Our Story

How it all began


The Safe Space Alliance was founded by artist and LGBTQI+ activist Shannon Novak. It began as an artwork at The Suter Art Gallery in Nelson, New Zealand, in response to the growing need for clearly identifiable safe spaces for LGBTQI+ communities.

The gallery was the first safe space as verified by the Safe Space Alliance, and the Safe Space Alliance logo was installed temporarily on the gallery windows. The idea then spread to the surrounding community in Nelson including Nelson City Council who became a verified safe space, then funded a light art project that projected the Safe Space Alliance logo onto buildings around the city.

The idea then extended to other cities in New Zealand with the help of Auckland’s Britomart Group, then went international.

Safe Space Novak New Zealand

Image: Safe Space (Vision), Shannon Novak. The Suter Art Gallery, Nelson, New Zealand.

The need

New Zealand is relatively progressive in terms of LGBTQI+ rights, but there are still areas that need attention.

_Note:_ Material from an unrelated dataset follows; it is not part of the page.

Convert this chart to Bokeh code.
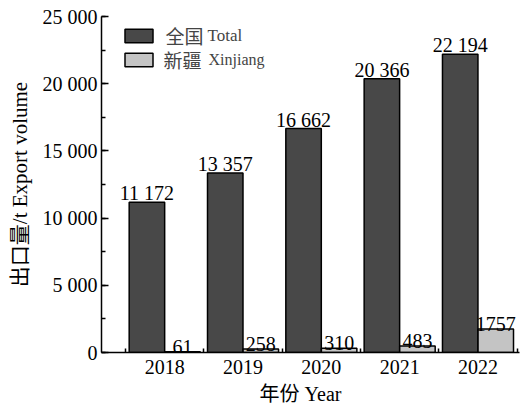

Recent statistics show that LGBTQI+ communities in New Zealand often feel unsafe. In the “Counting Ourselves” report, five out of every seven participants (trans and non-binary) aged 15 and older (71%) reported high or very high psychological distress, compared with only 8% of the general population in New Zealand. In a “Youth2000” report, 57.9% of same or both-sex attracted young people were afraid that someone would hurt or bother them at school. These statistics revealed a growing need for safe spaces for LGBTQI+ communities in New Zealand.

Following further research, it became clear this need wasn’t confined to New Zealand. Many other countries around the world had a similar need and it was then, the Safe Space Alliance went international.

The future

The vision of the Safe Space Alliance is a world where LGBTQI+ communities can freely express themselves without fear and be free from violence, bullying, and hate speech no matter where they are. It will be a world where the LGBTQI+ communities have the same rights as those outside LGBTQI+ communities and same level of acceptance.